When wrong becomes right

The pair of jeans that look just the right side of being scruffy, bed hair that is just the right side of being a mess, and the hotel that is “just the right amount of wrong“. This is the tagline of the Cosmopolitan Hotel in Las Vegas – a tongue-in-cheek promise that embraces the debauchery and lifestyles of its worldly guests without going mum.

This witty advertising by Fallon conjures up a sense of the unexpected and adventure, tied with ‘Hotel Babylon-esque’ glimpse into the lives of some trendy, young things, with the adverts’ execution neatly finished and corseted with the panache and attention to detail of a scene from Moulin Rouge. Bohemia comes to mind, as well as a respect for non-conformity; and I like how the campaign veers sharply away from the unloveable teacher’s pet to the enigmatic trendsetter. Essentially, the campaign challenges the conventions of the high-end hotel, with the Cosmopolitan playing welcome host to the whims and gratifications of its eclectic guests. From the tempting tagline (you can almost replace ‘wrong’ with a potent cocktail) and surreal interweaving stories of the hotel guests plus a fondness for kittens and chicks, the campaign is very much about “who goes” rather “what goes” – this is a new hotel for the 21st century jetsetter.

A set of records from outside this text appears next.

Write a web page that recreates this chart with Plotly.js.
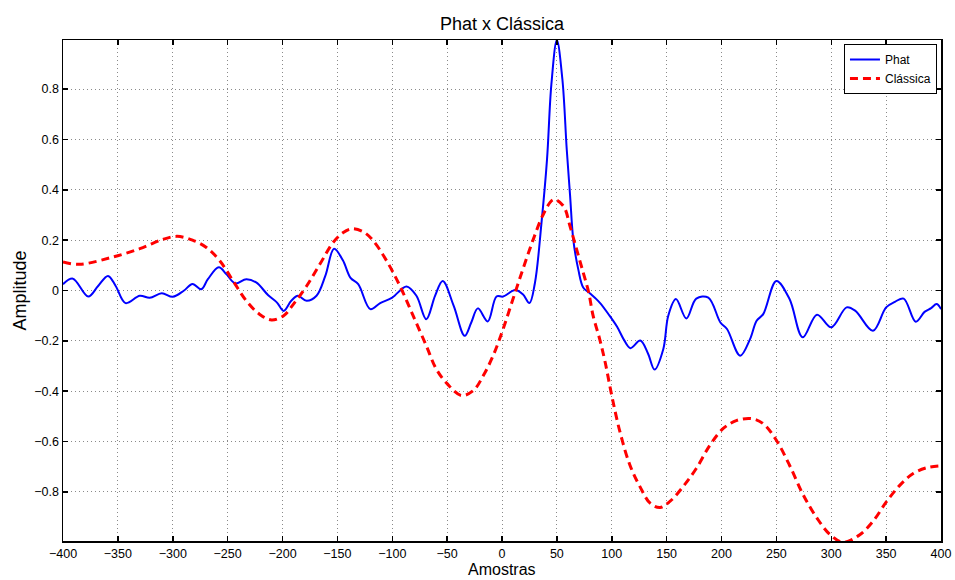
<!DOCTYPE html>
<html>
<head>
<meta charset="utf-8">
<script src="https://cdn.plot.ly/plotly-3.0.1.min.js"></script>
<style>html,body{margin:0;padding:0;background:#fff;}#chart{width:955px;height:580px;}</style>
</head>
<body>
<div id="chart"></div>
<script>
// Phat series
const phatX = [-400,-391,-377,-368,-359,-352,-343,-330,-321,-310,-300,-290,-282,-274,-268,-258,-251,-243,-233,-224,-213,-205,-199,-192,-186,-178,-169,-161,-153,-145,-138,-131,-120,-111,-100,-87,-78,-69,-61,-54,-44,-34,-28,-22,-13,-5,1,12,19,25,30,36,41,45,50,55,59,62,65,69.5,74,80,89,98,105,111,117,126,133,139,147,151.5,158.5,168,177,188,199,205,217,226,232,238,250,262,274,287,300,314,322,338,350,358,366,377,385,391,396,400];
const phatY = [0.025,0.047,-0.024,0.018,0.058,0.018,-0.05,-0.021,-0.029,-0.011,-0.025,-0.001,0.026,0.005,0.045,0.092,0.064,0.028,0.045,0.032,-0.019,-0.048,-0.081,-0.041,-0.021,-0.041,-0.021,0.058,0.166,0.12,0.05,0.025,-0.074,-0.05,-0.028,0.016,-0.021,-0.114,-0.021,0.038,-0.061,-0.18,-0.127,-0.071,-0.123,-0.024,-0.024,0.002,-0.015,-0.05,0.03,0.27,0.52,0.82,0.995,0.84,0.56,0.38,0.2,0.084,0.012,-0.011,-0.048,-0.1,-0.145,-0.195,-0.229,-0.199,-0.25,-0.314,-0.232,-0.1,-0.034,-0.111,-0.032,-0.028,-0.127,-0.153,-0.259,-0.193,-0.12,-0.094,0.038,-0.034,-0.186,-0.096,-0.146,-0.067,-0.081,-0.16,-0.067,-0.045,-0.032,-0.124,-0.085,-0.07,-0.054,-0.074];

// Clássica series
const classX = [-400,-385,-357,-330,-309,-296,-282,-269,-257,-245,-233,-221,-210,-199,-190,-178,-166,-154,-145,-137,-126,-117,-105,-93,-81,-69,-60,-50,-37,-26,-17,-8,1,10,19,28.5,37.6,47,56,62,68,74,79,83,89,94,100,107.5,116.6,125.7,135,144,153,165,177,189.5,201.6,214,227.5,238,250,262,274.5,287,299,311,326,338,350.5,362.6,375,387,399];
const classY = [0.113,0.104,0.13,0.166,0.203,0.215,0.2,0.17,0.117,0.038,-0.041,-0.094,-0.117,-0.1,-0.054,0.018,0.104,0.19,0.229,0.245,0.232,0.196,0.117,0.018,-0.1,-0.219,-0.311,-0.37,-0.417,-0.397,-0.338,-0.258,-0.153,-0.034,0.084,0.203,0.302,0.361,0.335,0.255,0.163,0.071,-0.008,-0.1,-0.193,-0.285,-0.417,-0.562,-0.694,-0.779,-0.845,-0.862,-0.838,-0.779,-0.707,-0.614,-0.548,-0.516,-0.509,-0.529,-0.595,-0.694,-0.812,-0.904,-0.97,-1.0,-0.97,-0.917,-0.838,-0.773,-0.726,-0.704,-0.697];

const seriesNames = ['Phat', 'Clássica'];
const titleText = 'Phat x Clássica';
const xTitle = 'Amostras';
const yTitle = 'Amplitude';

const FONT = '"Liberation Sans", Arial, Helvetica, sans-serif';

const traces = [
  {x: phatX, y: phatY, name: seriesNames[0], type: 'scatter', mode: 'lines',
   line: {color: '#0000ff', width: 2, shape: 'spline', smoothing: 1}},
  {x: classX, y: classY, name: seriesNames[1], type: 'scatter', mode: 'lines',
   line: {color: '#ff0000', width: 3, dash: '8px,5px', shape: 'spline', smoothing: 1}}
];

const axisCommon = {
  showline: true, linecolor: '#000', linewidth: 1.5, mirror: 'ticks',
  ticks: 'inside', ticklen: 5, tickwidth: 1.5, tickcolor: '#000',
  showgrid: true, gridcolor: '#8a8a8a', gridwidth: 1, griddash: '1px,3px',
  zeroline: false, tickfont: {family: FONT, size: 12.5, color: '#000'},
  automargin: false
};

const layout = {
  width: 955, height: 580,
  paper_bgcolor: '#fff', plot_bgcolor: '#fff',
  margin: {l: 63, r: 14, t: 40, b: 39},
  font: {family: FONT, color: '#000'},
  title: {text: titleText, font: {family: FONT, size: 18, color: '#000'}, x: 0.5, xref: 'paper', xanchor: 'center', y: 1, yref: 'paper', yanchor: 'bottom', pad: {b: 10}},
  xaxis: Object.assign({}, axisCommon, {
    range: [-400, 400], tick0: 0, dtick: 50
  }),
  yaxis: Object.assign({}, axisCommon, {
    range: [-0.995, 0.995], tick0: 0, dtick: 0.2
  }),
  annotations: [
    {text: xTitle, xref: 'paper', yref: 'paper', x: 0.5, y: 0, xanchor: 'center', yanchor: 'bottom',
     yshift: -39, showarrow: false, font: {family: FONT, size: 16, color: '#000'}},
    {text: yTitle, xref: 'paper', yref: 'paper', x: 0, y: 0.5, xanchor: 'center', yanchor: 'middle',
     xshift: -44, textangle: -90, showarrow: false, font: {family: FONT, size: 18, color: '#000'}}
  ],
  showlegend: true,
  legend: {
    x: 0.9954, y: 0.992, xanchor: 'right', yanchor: 'top',
    bgcolor: '#fff', bordercolor: '#000', borderwidth: 1,
    font: {family: FONT, size: 12, color: '#000'},
    itemwidth: 30, tracegroupgap: 0
  }
};

Plotly.newPlot('chart', traces, layout, {displayModeBar: false, staticPlot: true});
</script>
</body>
</html>
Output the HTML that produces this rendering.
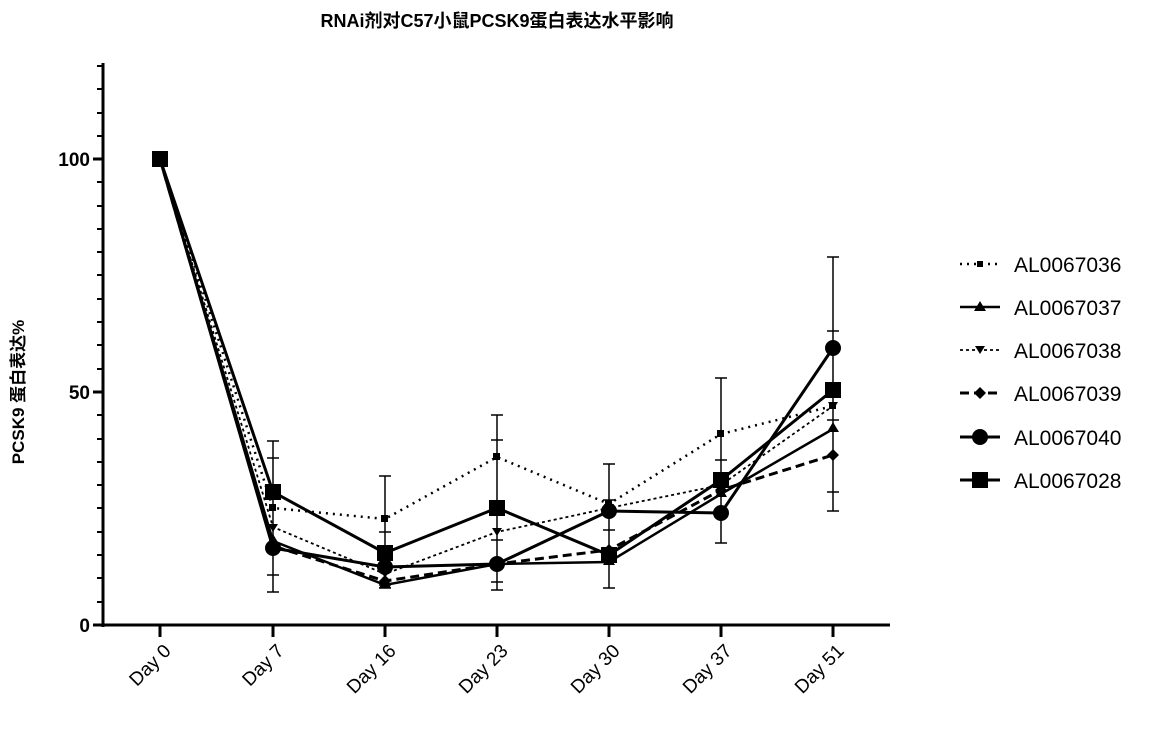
<!DOCTYPE html>
<html><head><meta charset="utf-8"><style>body{margin:0;background:#fff}svg text{font-family:"Liberation Sans","Noto Sans CJK SC",sans-serif}</style></head><body>
<svg width="1160" height="725" viewBox="0 0 1160 725" xmlns="http://www.w3.org/2000/svg">
<text x="497" y="27" font-size="18" font-weight="bold" text-anchor="middle">RNAi剂对C57小鼠PCSK9蛋白表达水平影响</text>
<g stroke="#000" stroke-width="3" fill="none">
<line x1="103" y1="63" x2="103" y2="627"/>
<line x1="101" y1="625" x2="890" y2="625"/>
<line x1="160" y1="625" x2="160" y2="637"/><line x1="273" y1="625" x2="273" y2="637"/><line x1="385" y1="625" x2="385" y2="637"/><line x1="497" y1="625" x2="497" y2="637"/><line x1="609" y1="625" x2="609" y2="637"/><line x1="721" y1="625" x2="721" y2="637"/><line x1="833" y1="625" x2="833" y2="637"/>
<line x1="93" y1="159" x2="103" y2="159"/><line x1="93" y1="392" x2="103" y2="392"/><line x1="93" y1="625" x2="103" y2="625"/>
</g>
<g stroke="#000" stroke-width="2">
<path d="M97 66H103M97 89H103M97 113H103M97 136H103M97 182H103M97 206H103M97 229H103M97 252H103M97 275H103M97 299H103M97 322H103M97 345H103M97 369H103M97 415H103M97 439H103M97 462H103M97 485H103M97 508H103M97 532H103M97 555H103M97 578H103M97 602H103"/>
</g>
<g font-size="19" text-anchor="end" font-weight="bold"><text x="90" y="166">100</text><text x="90" y="399">50</text><text x="90" y="632">0</text></g>
<text transform="translate(24,392) rotate(-90)" font-size="17" font-weight="bold" text-anchor="middle">PCSK9 蛋白表达%</text>
<g font-size="19" text-anchor="end">
<text transform="translate(172,652) rotate(-45)">Day 0</text>
<text transform="translate(285,652) rotate(-45)">Day 7</text>
<text transform="translate(397,652) rotate(-45)">Day 16</text>
<text transform="translate(509,652) rotate(-45)">Day 23</text>
<text transform="translate(621,652) rotate(-45)">Day 30</text>
<text transform="translate(733,652) rotate(-45)">Day 37</text>
<text transform="translate(845,652) rotate(-45)">Day 51</text>
</g>
<g stroke="#000" stroke-width="1.5">
<path d="M273 441V592M267 441H279M267 592H279M267 458H279M267 575H279"/>
<path d="M385 476V588M379 476H391M379 588H391M379 532H391M379 585H391"/>
<path d="M497 415V590M491 415H503M491 590H503M491 440H503M491 582H503M491 540H503"/>
<path d="M609 464V588M603 464H615M603 588H615M603 500H615M603 530H615"/>
<path d="M721 378V543M715 378H727M715 543H727M715 460H727"/>
<path d="M833 257V511M827 257H839M827 511H839M827 331H839M827 492H839M827 420H839"/>
</g>
<g fill="none" stroke="#000">
<polyline stroke-width="2.5" stroke-dasharray="2 5" points="160,159 273,508 385,519 497,457 609,504 721,434 833,406"/>
<polyline stroke-width="2.5" points="160,159 273,541 385,585 497,564 609,562 721,494 833,429"/>
<polyline stroke-width="1.8" stroke-dasharray="3 3" points="160,159 273,527 385,574 497,532 609,508 721,485 833,406"/>
<polyline stroke-width="3" stroke-dasharray="9 5" points="160,159 273,546 385,581 497,564 609,550 721,490 833,455"/>
<polyline stroke-width="3" points="160,159 273,548 385,567 497,564 609,511 721,513 833,348"/>
<polyline stroke-width="3" points="160,159 273,492 385,553 497,508 609,555 721,480 833,390"/>
</g>
<g fill="#000">
<rect x="269" y="504" width="7" height="7"/><rect x="381" y="515" width="7" height="7"/><rect x="493" y="453" width="7" height="7"/><rect x="605" y="500" width="7" height="7"/><rect x="717" y="430" width="7" height="7"/><rect x="829" y="402" width="7" height="7"/>
<path d="M273 534l6 10h-12zM385 578l6 10h-12zM497 557l6 10h-12zM609 555l6 10h-12zM721 487l6 10h-12zM833 422l6 10h-12z"/>
<path d="M273 532l5-8h-10zM385 578l5-8h-10zM497 536l5-8h-10zM609 512l5-8h-10zM721 489l5-8h-10zM833 410l5-8h-10z"/>
<path d="M273 540l6 6-6 6-6-6zM385 575l6 6-6 6-6-6zM497 558l6 6-6 6-6-6zM609 544l6 6-6 6-6-6zM721 484l6 6-6 6-6-6zM833 449l6 6-6 6-6-6z"/>
<circle cx="273" cy="548" r="8"/><circle cx="385" cy="567" r="8"/><circle cx="497" cy="564" r="8"/><circle cx="609" cy="511" r="8"/><circle cx="721" cy="513" r="8"/><circle cx="833" cy="348" r="8"/>
<rect x="265" y="484" width="16" height="16"/><rect x="377" y="545" width="16" height="16"/><rect x="489" y="500" width="16" height="16"/><rect x="601" y="547" width="16" height="16"/><rect x="713" y="472" width="16" height="16"/><rect x="825" y="382" width="16" height="16"/>
<rect x="152" y="151" width="16" height="16"/>
</g>
<g fill="none" stroke="#000">
<line x1="960" y1="264" x2="1000" y2="264" stroke-width="2.5" stroke-dasharray="2 5"/>
<line x1="960" y1="307" x2="1000" y2="307" stroke-width="2.5"/>
<line x1="960" y1="350" x2="1000" y2="350" stroke-width="1.8" stroke-dasharray="3 3"/>
<line x1="960" y1="393" x2="1000" y2="393" stroke-width="3" stroke-dasharray="9 5"/>
<line x1="960" y1="437" x2="1000" y2="437" stroke-width="3"/>
<line x1="960" y1="480" x2="1000" y2="480" stroke-width="3"/>
</g>
<g fill="#000">
<rect x="977" y="261" width="6" height="6"/>
<path d="M980 301l6 10h-12z"/>
<path d="M980 354l5-8h-10z"/>
<path d="M980 387l6 6-6 6-6-6z"/>
<circle cx="980" cy="437" r="8"/>
<rect x="972" y="472" width="16" height="16"/>
</g>
<g font-size="21"><text x="1014" y="272">AL0067036</text><text x="1014" y="315">AL0067037</text><text x="1014" y="358">AL0067038</text><text x="1014" y="401">AL0067039</text><text x="1014" y="445">AL0067040</text><text x="1014" y="488">AL0067028</text></g>
</svg>
</body></html>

As the hotel’s CMO, Lisa Marchese, confirms to Adweek, the advert reaches out to the “curious class”, a group with “a real openness — a willingness to try new boutique hotel concepts, to try new food, to travel” in addition to the financial means.

Fallon’s 2010 launch spot consisted of packs of animals roaming the hotel’s halls, some derriere-flashing butlers and an unusual take of life in a lift (no claustrophobia here) – all introducing the tagline “Just the right amount of wrong”, and putting the Cosmopolitan on the map and likely iPad device of its future guest. Its follow-up, which broke on the Grammy Awards, continues with this inspired decadence but even more lavishly. This time the guests are let loose and sing their way through a poolside romance, the smooth maestro’s flirting accompanied with a dichotomy of accents (so wrong it’s right), with all the dialogue taken straight from the lyrics to Queen’s 1976 anthem “Bohemian Rhapsody.” Again, it should not work, but it does.